Leveraged investors, including some hedge funds, are pushing for a weaker U.S. dollar, according to weekly futures data, while institutional investors are betting on more dollar gains, suggesting that dollar strength is unlikely to fade soon.
With currency markets highly fragmented and spread across multiple time zones, market watchers usually rely on the weekly data from the Commodity Futures Trading Commission to get an idea on how investors are positioned in FX markets.
The latest data show investors held a net $9.1 billion negative bet on the dollar in the week ending May. 5, making it the eighth consecutive week of short dollar bets. But over that period, the dollar has gained nearly 6% against a basket of other currencies.
“My impression is this positioning data is not totally indicative and it has to be taken with more than a pinch of salt,” said Francesco Pesole, a strategist at ING.
Hedge fund manager Stephen Jen of Eurizon SLJ Capital said the CFTC data accounts for a tiny slice of FX trading and is dominated by commodity-trading advisors, who are highly leveraged and short term in nature.
Wider positioning data from some of the world’s biggest banks, including Morgan Stanley, BNP Paribas, RBC and Citibank, that cover a bigger set of flows, including trades on their own platforms, show investors have ramped up their long dollar bets in recent days.
1/PERFORMANCE
A negative dollar view, particularly in the second half of 2020, is premised on the argument that a broader global economic recovery would encourage investors to invest dollar liquidity in relatively higher-yielding and faster-growing economies.

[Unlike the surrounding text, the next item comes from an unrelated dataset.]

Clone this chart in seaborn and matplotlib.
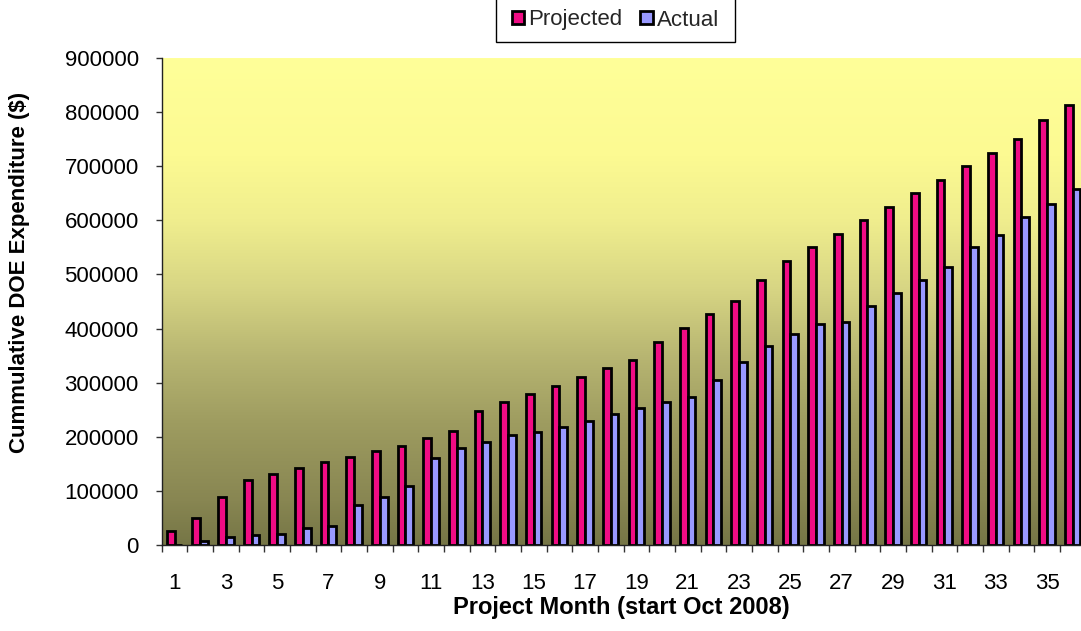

That view hasn’t materialised yet, with some currencies which are highly geared with the global economy trading at recent lows and roughly down 25% so far this year. Only the perceived safe-haven Japanese yen is up versus the dollar.
GRAPHIC: Dollar Performance – https://fingfx.thomsonreuters.com/gfx/mkt/rlgpdwarzvo/Dollar%20Performance.JPG
2/ POSITIONS
Weekly positioning data from CFTC show a slight reduction in short dollar bets in the latest week, but they remain near their highest levels in two years.

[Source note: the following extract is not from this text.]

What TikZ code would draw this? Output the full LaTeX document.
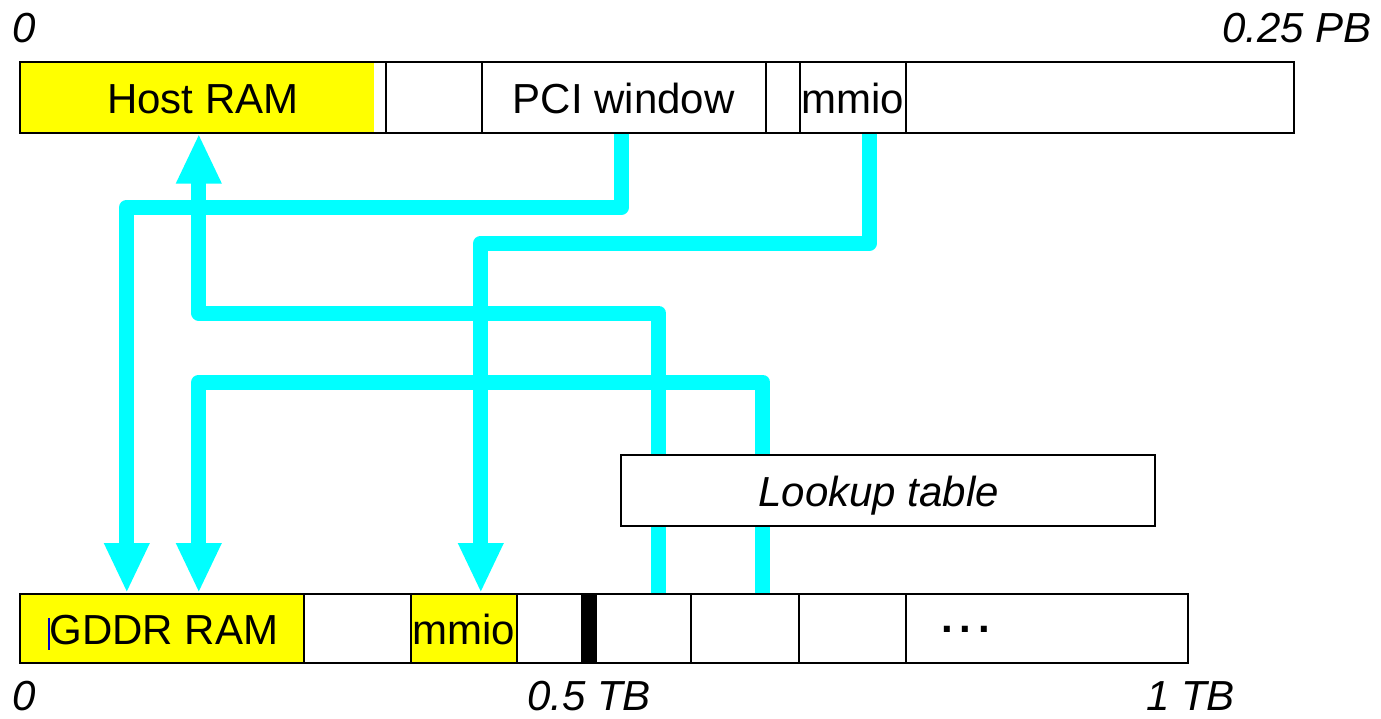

GRAPHIC: CFTC Dollar positions – https://fingfx.thomsonreuters.com/gfx/mkt/xlbpgnzqxvq/CFTC%20Dollar%20positions.JPG
3/DATA
Data across some bank platforms such as RBC, which take into account trades in the broader market, show long dollar positions remain 30% larger than what CFTC data shows. Similar data from Citi’s trading platforms showed four-week flow trends on emerging-market currencies versus the dollar remained firmly in the greenback’s favour among institutional investors.
GRAPHIC: RBC Data – https://fingfx.thomsonreuters.com/gfx/mkt/xegvbkqzdpq/RBC%20Data.JPG
4/ OUTLOOK
On Saxo bank’s trading platforms, investors remain bullish on the dollar versus the Swiss franc, pound and the euro at a time when U.S. Treasury yields dropped, reducing the dollar’s interest rate advantage over other currencies.
Stefanie Holtze-Jen, chief currency strategist at DWS Group, who is bullish on the dollar, said the focus of the policy response between the United States and Europe has been different.
“In the former, it has been to get economic growth as quickly as possible, while Europe is prepared to forgo growth to alleviate the healthcare crisis.”